Arac begins his discussion of the “n-word” by calling to mind Detective Mark Fuhrman’s use of the word at the O.J. Simpson murder trial. He asks of the reader, “...should people of goodwill unhesitatingly maintain that a word banned from CNN and USA Today must be required in the eighth grade classroom?”(442). Arac asserts that possibly, the idolatry of
Huckleberry Finn allows the reader to think that this term is somehow still acceptable, when in fact, it is terribly outdated, derogatory, and should no longer be used. Arac leaves the reader with a frightening comparison:
Have the discussions concerning Huckleberry Finn shown a comparable respect for the citizens—parents or children—who find themselves pained, offended, or frightened by the permission Huckleberry Finn gives to the circulation of an abusive term in classroom and schoolyard? The difference is clear enough: in one instance it’s a murder trial, in the other instance it’s just kids’ lives.(448)
Arac makes an extremely startling point here that no one has used arguments as powerful as the ones used against the “n-word” in the O.J. Simpson trial when it comes to defending decisions not to teach this novel. We should not have to be subjected to this sort of abusive language in our daily lives, but it is okay to subject our children to it in eighth-grade classrooms. How many people must we hurt and alienate before we realize that this word is a problem?
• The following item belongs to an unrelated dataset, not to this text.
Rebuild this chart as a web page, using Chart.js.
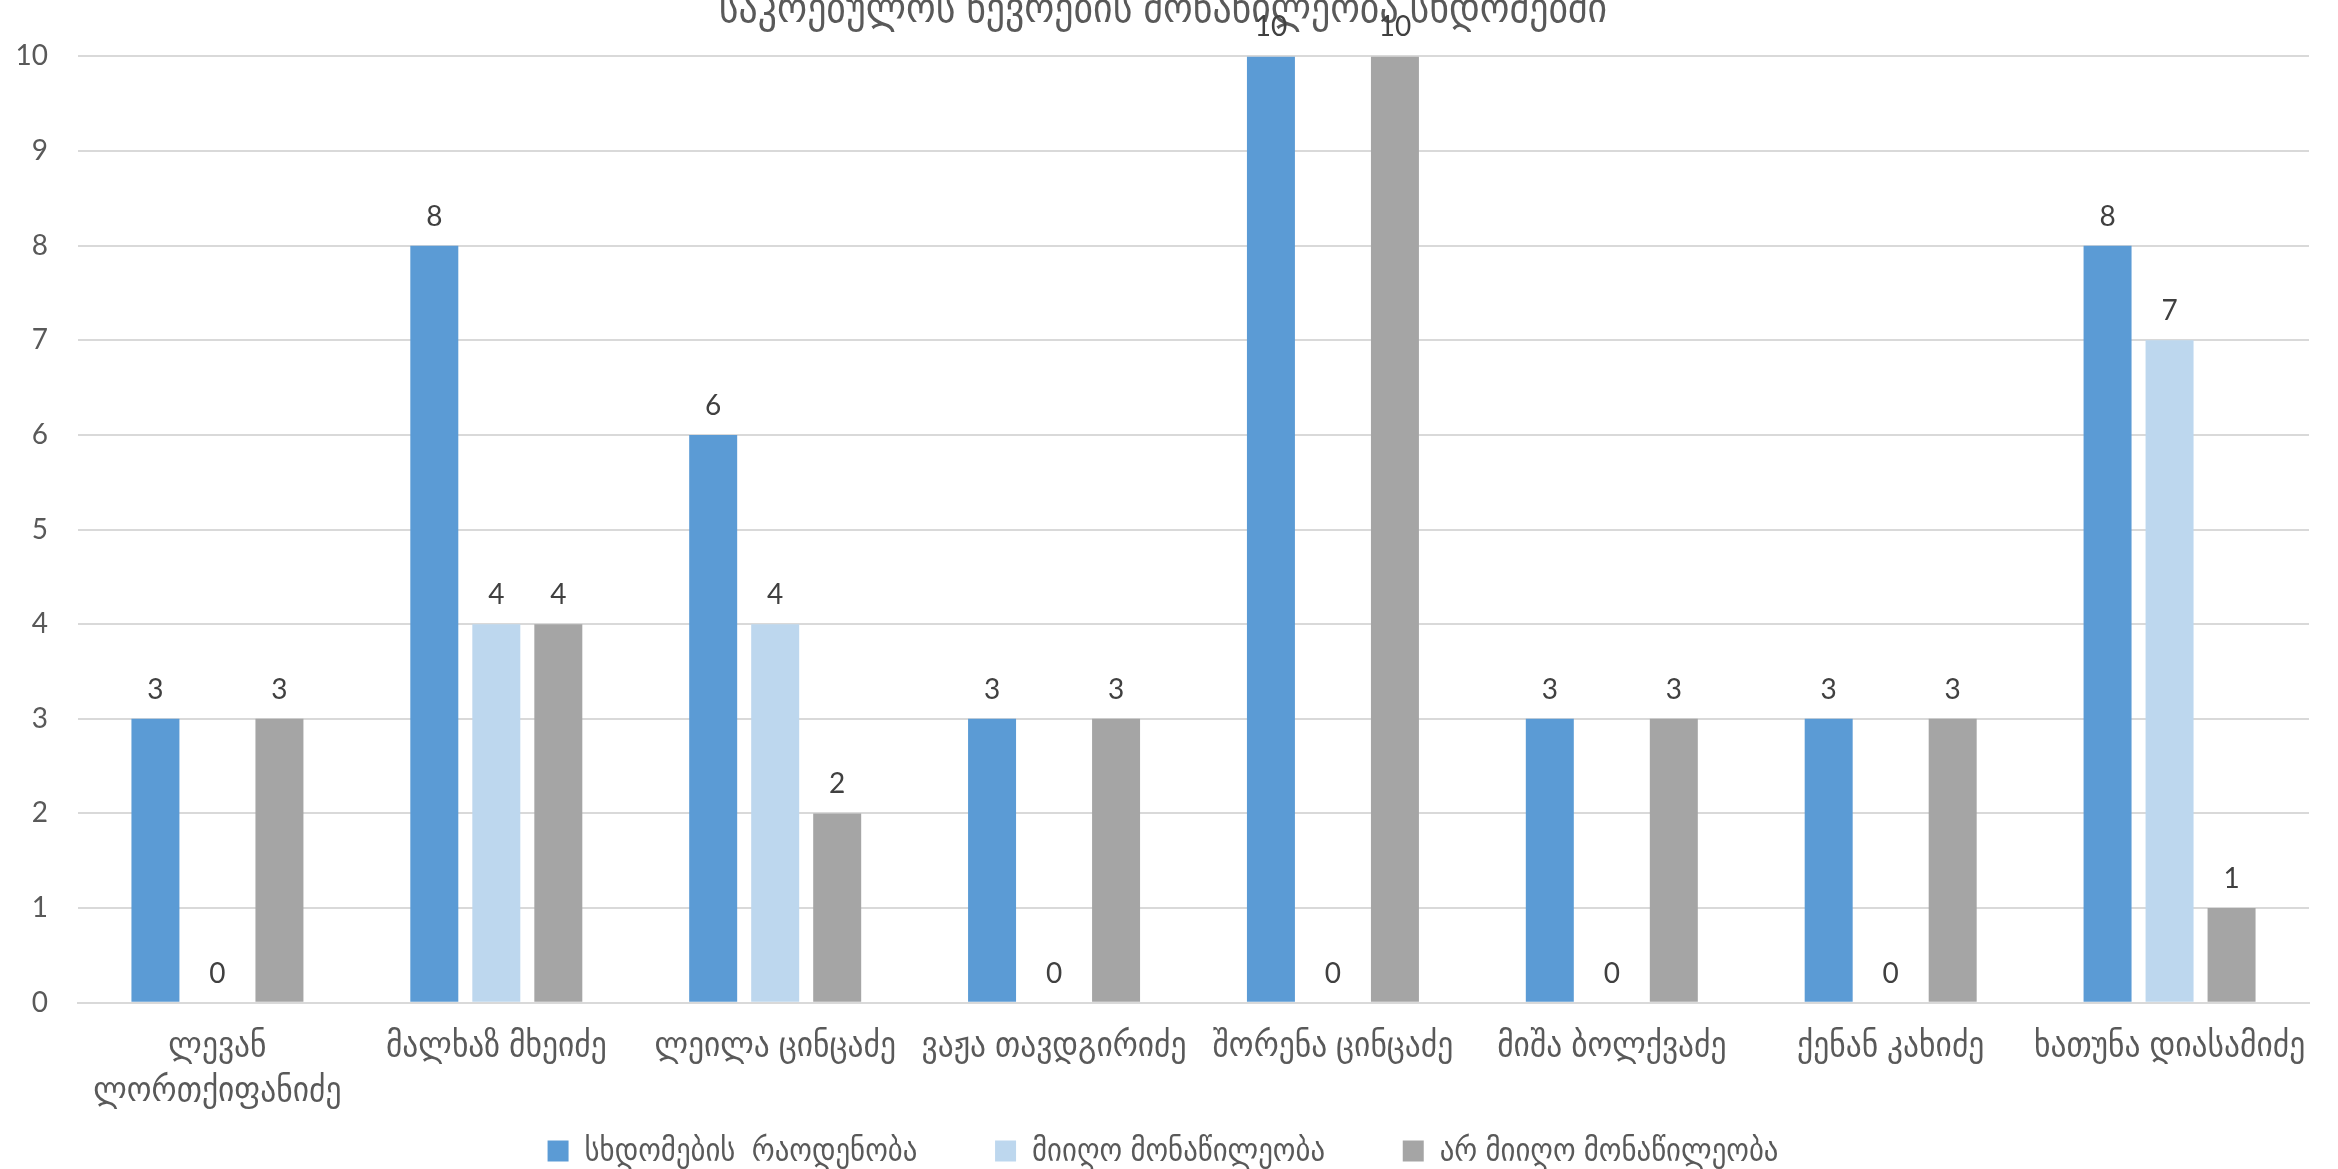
<!DOCTYPE html>
<html>
<head>
<meta charset="utf-8">
<script src="https://cdn.jsdelivr.net/npm/chart.js@4.4.1/dist/chart.umd.min.js"></script>
<style>
  html, body { margin: 0; padding: 0; background: #ffffff; overflow: hidden; width: 2338px; height: 1169px; }
  #wrap { position: absolute; left: 0; top: -17px; width: 2338px; height: 1194px; }
</style>
</head>
<body>
<div id="wrap"><canvas id="c" width="2338" height="1194"></canvas></div>
<script>
const titleText = "საკრებულოს წევრების მონაწილეობა სხდომებში";
const categories = [
  ["ლევან", "ლორთქიფანიძე"],
  "მალხაზ მხეიძე",
  "ლეილა ცინცაძე",
  "ვაჟა თავდგირიძე",
  "შორენა ცინცაძე",
  "მიშა ბოლქვაძე",
  "ქენან კახიძე",
  "ხათუნა დიასამიძე"
];
const seriesNames = ["სხდომების  რაოდენობა", "მიიღო მონაწილეობა", "არ მიიღო მონაწილეობა"];
const sessions        = [3, 8, 6, 3, 10, 3, 3, 8];
const participated    = [0, 4, 4, 0, 0, 0, 0, 7];
const notParticipated = [3, 4, 2, 3, 10, 3, 3, 1];
const yTicks = [0, 1, 2, 3, 4, 5, 6, 7, 8, 9, 10];
const colors = ["#5B9BD5", "#BDD7EE", "#A5A5A5"];

const FONT = "Lato, 'DejaVu Sans Condensed', sans-serif";
const TEXT = "#595959";

const valueLabels = {
  id: "valueLabels",
  afterDatasetsDraw(chart) {
    const ctx = chart.ctx;
    ctx.save();
    ctx.font = "28px " + FONT;
    ctx.fillStyle = "#404040";
    ctx.textAlign = "center";
    ctx.textBaseline = "alphabetic";
    chart.data.datasets.forEach((ds, di) => {
      const meta = chart.getDatasetMeta(di);
      meta.data.forEach((bar, i) => {
        ctx.fillText(String(ds.data[i]), bar.x, bar.y - 20);
      });
    });
    ctx.restore();
  }
};

new Chart(document.getElementById("c"), {
  type: "bar",
  data: {
    labels: categories,
    datasets: [
      { label: seriesNames[0], data: sessions, backgroundColor: colors[0] },
      { label: seriesNames[1], data: participated, backgroundColor: colors[1] },
      { label: seriesNames[2], data: notParticipated, backgroundColor: colors[2] }
    ]
  },
  options: {
    responsive: false,
    animation: false,
    devicePixelRatio: 1,
    categoryPercentage: 0.667,
    barPercentage: 0.774,
    layout: { autoPadding: false, padding: { left: 17, right: 29, top: 0, bottom: 0 } },
    plugins: {
      title: {
        display: true,
        text: titleText,
        color: TEXT,
        font: { family: FONT, size: 42, weight: "normal", lineHeight: 1.2 },
        padding: { top: 0, bottom: 23 }
      },
      legend: {
        display: true,
        position: "bottom",
        labels: {
          color: TEXT,
          font: { family: FONT, size: 32 },
          boxWidth: 21,
          boxHeight: 21,
          padding: 4,
          generateLabels(chart) {
            const items = Chart.defaults.plugins.legend.labels.generateLabels(chart);
            items.forEach((it, i) => { if (i < items.length - 1) it.text = it.text + "         "; });
            return items;
          }
        }
      },
      tooltip: { enabled: false }
    },
    scales: {
      x: {
        grid: { display: false, drawTicks: false },
        border: { display: true, color: "#D9D9D9", width: 2 },
        ticks: {
          color: TEXT,
          font: { family: FONT, size: 35, lineHeight: 1.29 },
          padding: 19,
          maxRotation: 0,
          autoSkip: false
        },
        afterFit(scale) {
          scale.paddingLeft = 0;
          scale.paddingRight = 0;
        }
      },
      y: {
        min: 0,
        max: 10,
        afterBuildTicks(axis) { axis.ticks = yTicks.map(v => ({ value: v })); },
        grid: { color: "#D9D9D9", lineWidth: 2, drawTicks: false },
        border: { display: false },
        ticks: {
          color: TEXT,
          font: { family: FONT, size: 28 },
          padding: 30,
          crossAlign: "near"
        },
        afterFit(scale) {
          scale.width = 61;
        }
      }
    }
  },
  plugins: [valueLabels]
});
</script>
</body>
</html>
Irony, realism, and historicism are the three main categories on which
Huckleberry Finn is argued and defended. Arac chooses to focus on the irony, citing that “…Huck does not know, and every reader the book has ever had does know, that American slavery was historically doomed, and it vanished between the time of the book’s action (about 1845) and its publication (about 1885)”(451). So in short, if Huck is willing to go to Hell for Jim, why can’t he stop using such a morally indefensible term to refer to Jim? If Twain’s use of the term “nigger” is indeed an irony, do all readers even see an irony? Supposing the reader does see the irony, Arac suggests that they place two parts of the book together for relation: Huck’s decision early in the story to go to “the bad place” (page 33), and his decision later on to tear up the letter he wrote to Miss Watson. The reader would then see that these two parts contradict each other, and Huck’s decision to go to Hell isn’t so important after all.
Arac draws the conclusion that
Huckleberry Finn attempts to create moments of the sublime, causing the reader to join with the author and character, and this is the basis for the idolatry. Readers are then “…highly protective of the characters in which they are invested, and at the same time will feel themselves intimately threatened by anything that seems to criticize or diminish either Huck or Twain”(454). Since this novel is regarded as the “quintessential Great American Novel,” will we ever be rid of this attitude towards it? Will we still be forced to identify with a text that makes us uncomfortable in the classroom and beyond? If
The Adventures of Huckleberry Finn is to continue being regarded as the “quintessential Great American novel,” then what does that say about us as Americans? Arac is not agreeing that those readers who are able to recognize its flaws are
unAmerican, he is suggesting that we really look at the consequences of those flaws and the idolatry they help to create.